English language publications will expect your article to participate in a particular academic discussion. What should you address in your manuscript in order to do this?

Brandon Jernigan, Peter Marbais, and Deric Corlew also contributed to this article.

Preparing a research article in the humanities is not just about conveying your arguments and insights in writing. Your research also has to form part of a conversation.

English language publications will expect your article to participate in a particular academic discussion. In other words, your interpretation, reading or argument should respond to a particular issue or question in your discipline. Even if your article presents a new idea, interpretation, or discovery, it also continues a thread of research that may span several years or several centuries.

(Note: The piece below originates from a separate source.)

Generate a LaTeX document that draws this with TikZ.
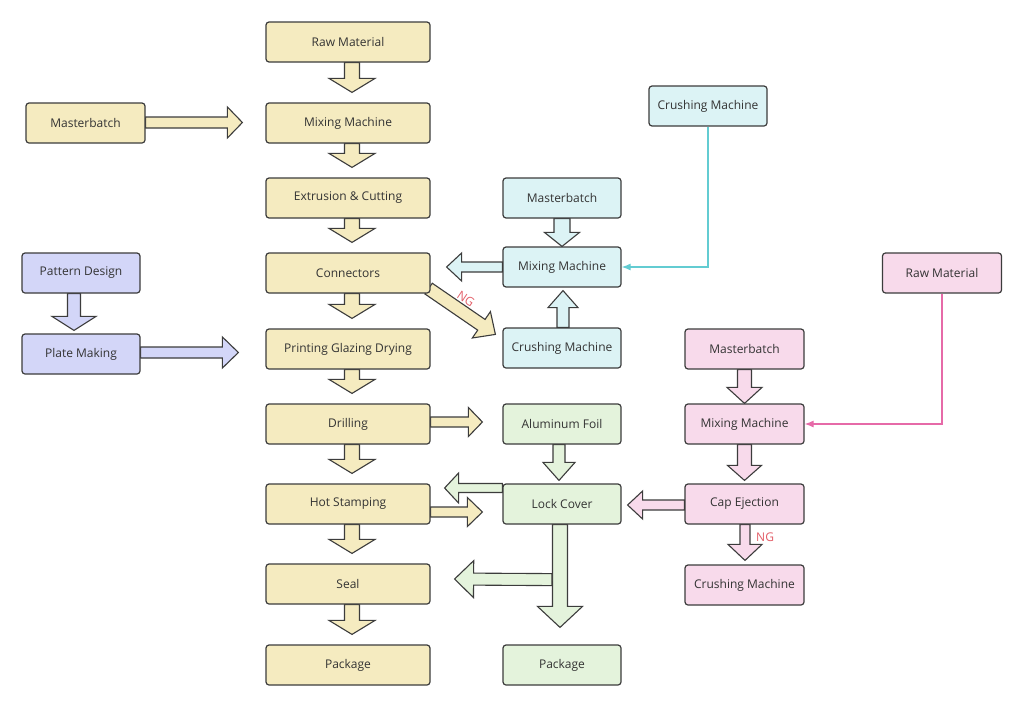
\documentclass[tikz,border=0pt]{standalone}
\usepackage{fontspec}
\setmainfont{Open Sans}
\usetikzlibrary{calc,arrows.meta}
\definecolor{cyel}{HTML}{F5EBC0}
\definecolor{cblue}{HTML}{D3D6F8}
\definecolor{ccyan}{HTML}{DCF3F5}
\definecolor{cgreen}{HTML}{E4F3DC}
\definecolor{cpink}{HTML}{F8DAEB}
\definecolor{cborder}{HTML}{3C3C3C}
\definecolor{ctext}{HTML}{333333}
\definecolor{clinecyan}{HTML}{63CCD2}
\definecolor{clinepink}{HTML}{E66AA8}
\definecolor{cng}{HTML}{E35D67}
\pgfdeclarelayer{bg}
\pgfdeclarelayer{paper}
\pgfsetlayers{paper,bg,main}
\tikzset{
  box/.style={draw=cborder, line width=1.2pt, rounded corners=3pt, minimum height=40pt,
    minimum width=118pt, text=ctext, font=\fontsize{12}{14}\selectfont, inner sep=0pt},
  mainbox/.style={box, fill=cyel, minimum width=164pt},
  yelbox/.style={box, fill=cyel},
  bluebox/.style={box, fill=cblue},
  cyanbox/.style={box, fill=ccyan},
  greenbox/.style={box, fill=cgreen},
  pinkbox/.style={box, fill=cpink},
  blockarrow/.style={draw=cborder, line width=1.1pt, line join=miter},
  thinline/.style={line width=1.2pt, -{Latex[length=9pt,width=7pt]}},
  nglabel/.style={text=cng, font=\fontsize{12}{14}\selectfont, inner sep=0pt}
}
% #1 fill, #2 from, #3 to, #4 shaft half width, #5 head half width, #6 head length
\newcommand{\barrow}[6]{%
  \coordinate (ba-s) at (#2);
  \coordinate (ba-t) at (#3);
  \coordinate (ba-h) at ($(ba-t)!#6pt!(ba-s)$);
  \filldraw[blockarrow, fill=#1] ($(ba-s)!#4pt!90:(ba-t)$) -- ($(ba-h)!#4pt!-90:(ba-s)$)
    -- ($(ba-h)!#5pt!-90:(ba-s)$) -- (ba-t) -- ($(ba-h)!#5pt!90:(ba-s)$)
    -- ($(ba-h)!#4pt!90:(ba-s)$) -- ($(ba-s)!#4pt!-90:(ba-t)$) -- cycle;}
\begin{document}
\begin{tikzpicture}[x=1pt,y=-1pt]
\useasboundingbox (0,0) rectangle (1024,707);
\begin{pgfonlayer}{paper}
\fill[white] (0,0) rectangle (1024,707);
\end{pgfonlayer}
% main column
\node[mainbox] (raw) at (348,42) {Raw Material};
\node[mainbox] (mix1) at (348,123) {Mixing Machine};
\node[mainbox] (ext) at (348,198) {Extrusion \& Cutting};
\node[mainbox] (conn) at (348,273) {Connectors};
\node[mainbox] (print) at (348,349) {Printing Glazing Drying};
\node[mainbox] (drill) at (348,424) {Drilling};
\node[mainbox] (hot) at (348,504) {Hot Stamping};
\node[mainbox] (seal) at (348,584) {Seal};
\node[mainbox] (pkg1) at (348,665) {Package};
% left
\node[yelbox, minimum width=119pt] (mb1) at (85.5,123) {Masterbatch};
\node[bluebox] (pd) at (81,273) {Pattern Design};
\node[bluebox] (pm) at (81,354) {Plate Making};
% cyan
\node[cyanbox] (crush1) at (708,106) {Crushing Machine};
\node[cyanbox] (mb2) at (562,198) {Masterbatch};
\node[cyanbox] (mix2) at (562,267) {Mixing Machine};
\node[cyanbox] (crush2) at (562,348) {Crushing Machine};
% green
\node[greenbox] (alu) at (562,424) {Aluminum Foil};
\node[greenbox] (lock) at (562,504) {Lock Cover};
\node[greenbox] (pkg2) at (562,665) {Package};
% pink
\node[pinkbox, minimum width=119pt] (raw2) at (942,273) {Raw Material};
\node[pinkbox, minimum width=119pt] (mb3) at (744.5,349) {Masterbatch};
\node[pinkbox, minimum width=119pt] (mix3) at (744.5,424) {Mixing Machine};
\node[pinkbox, minimum width=119pt] (cap) at (744.5,504) {Cap Ejection};
\node[pinkbox, minimum width=119pt] (crush3) at (744.5,585) {Crushing Machine};

\begin{pgfonlayer}{bg}
% main column
\barrow{cyel}{$(raw.south)+(4,0)$}{$(mix1.north)+(4,-10)$}{7.5}{23}{14}
\barrow{cyel}{$(mix1.south)+(4,0)$}{$(ext.north)+(4,-10)$}{7.5}{23}{14}
\barrow{cyel}{$(ext.south)+(4,0)$}{$(conn.north)+(4,-10)$}{7.5}{23}{14}
\barrow{cyel}{$(conn.south)+(4,0)$}{$(print.north)+(4,-10)$}{7.5}{23}{14}
\barrow{cyel}{$(print.south)+(4,0)$}{$(drill.north)+(4,-10)$}{7.5}{23}{14}
\barrow{cyel}{$(drill.south)+(4,0)$}{$(hot.north)+(4,-10)$}{7.5}{23}{14}
\barrow{cyel}{$(hot.south)+(4,0)$}{$(seal.north)+(4,-10)$}{7.5}{23}{14}
\barrow{cyel}{$(seal.south)+(4,0)$}{$(pkg1.north)+(4,-10)$}{7.5}{23}{14}
% left
\barrow{cyel}{$(mb1.east)+(0,-0.5)$}{$(mix1.west)+(-23,-0.5)$}{5.5}{15.5}{15}
\barrow{cblue}{$(pd.south)+(-7,0)$}{$(pm.north)+(-7,-3)$}{6.5}{22}{14}
\barrow{cblue}{$(pm.east)+(0,-1.5)$}{$(print.west)+(-27,3.5)$}{5.5}{15.5}{16}
% cyan
\barrow{ccyan}{mb2.south}{mix2.north}{8}{17.5}{14}
\barrow{ccyan}{$(crush2.north)+(1,0)$}{$(mix2.south)+(1,3)$}{6}{15}{17}
\barrow{ccyan}{mix2.west}{$(conn.east)+(16,-6)$}{5}{14}{15}
\barrow{cyel}{$(conn.south east)+(-2,-5)$}{$(crush2.north west)+(-7,7)$}{6.5}{16}{17}
% green
\barrow{cyel}{$(drill.east)+(0,-2)$}{$(alu.west)+(-20,-2)$}{5}{14.5}{14}
\barrow{cgreen}{$(alu.south)+(-3,0)$}{$(lock.north)+(-3,-3)$}{6}{16}{18}
\barrow{cgreen}{$(lock.west)+(0,-16)$}{$(hot.east)+(14,-16)$}{4.5}{15}{14}
\barrow{cyel}{$(hot.east)+(0,8)$}{$(lock.west)+(-20,8)$}{5}{14.5}{15}
\barrow{cgreen}{$(lock.south)+(-2,0)$}{$(pkg2.north)+(-2,-17)$}{7.5}{22.5}{21}
\barrow{cgreen}{$(lock.south)+(-10,55)$}{$(seal.east)+(24,-5)$}{6}{18.5}{19}
% pink
\barrow{cpink}{mb3.south}{mix3.north}{7}{17.5}{16}
\barrow{cpink}{mix3.south}{$(cap.north)+(0,-3)$}{7}{17}{15}
\barrow{cpink}{$(cap.south)+(0.5,0)$}{$(crush3.north)+(0.5,-4)$}{5}{17}{16}
\barrow{cpink}{$(cap.west)+(0,1)$}{$(lock.east)+(6,1)$}{5}{14}{15}
\end{pgfonlayer}

% thin connectors
\draw[thinline, clinecyan] (crush1.south) |- (mix2.east);
\draw[thinline, clinepink] (raw2.south) |- (mix3.east);

% NG labels
\node[nglabel, rotate=-34] (ng1) at (466,299) {NG};
\node[nglabel, anchor=west] (ng2) at (756,537) {NG};
\end{tikzpicture}
\end{document}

When you first begin your research, it’s not always clear where your ideas or readings fit within the established literature. A useful way to think about how your paper participates in a conversation is to go through a few simple steps:

  • What would you like to prove/establish/describe or interpret? How is your reading of the text or understanding of the problem different or unique?
  • What underlying issues does your paper address? That is, how is your interpretation/reading/position controversial or uncertain? Are there other positions or others who think differently? Have authors neglected something altogether?
  • What are the prevailing positions/interpretations? These are the scholars you need to convince about your position. Decisions about what terms to use, what to explain and what not to explain, and how much background to supply will depend on this particular conversation. (Bear in mind that the counterarguments your paper will consider should also come from this conversation or body of literature.)
  • How does your paper build on the work of others? Here, you might simply extend the implications of other arguments, or you might take issue with one part of an argument, modify it, and elaborate on your perspective. You might also identify a contradiction or complication in a source or the established literature and explore its implications. If the literature represents a narrative, how does your argument represent the next logical step of this narrative?
  • If your work is interdisciplinary, how does it bring together the different fields?
  • Finally, always remember to reference key articles in the field or your line of discourse. Reviewers will expect your article to acknowledge these seminal articles and research trends.

A research article can be understood as a dialogue between you and others who have engaged in a particular body of literature. By publishing your article, you are entering into the ever-evolving scholarly conversation.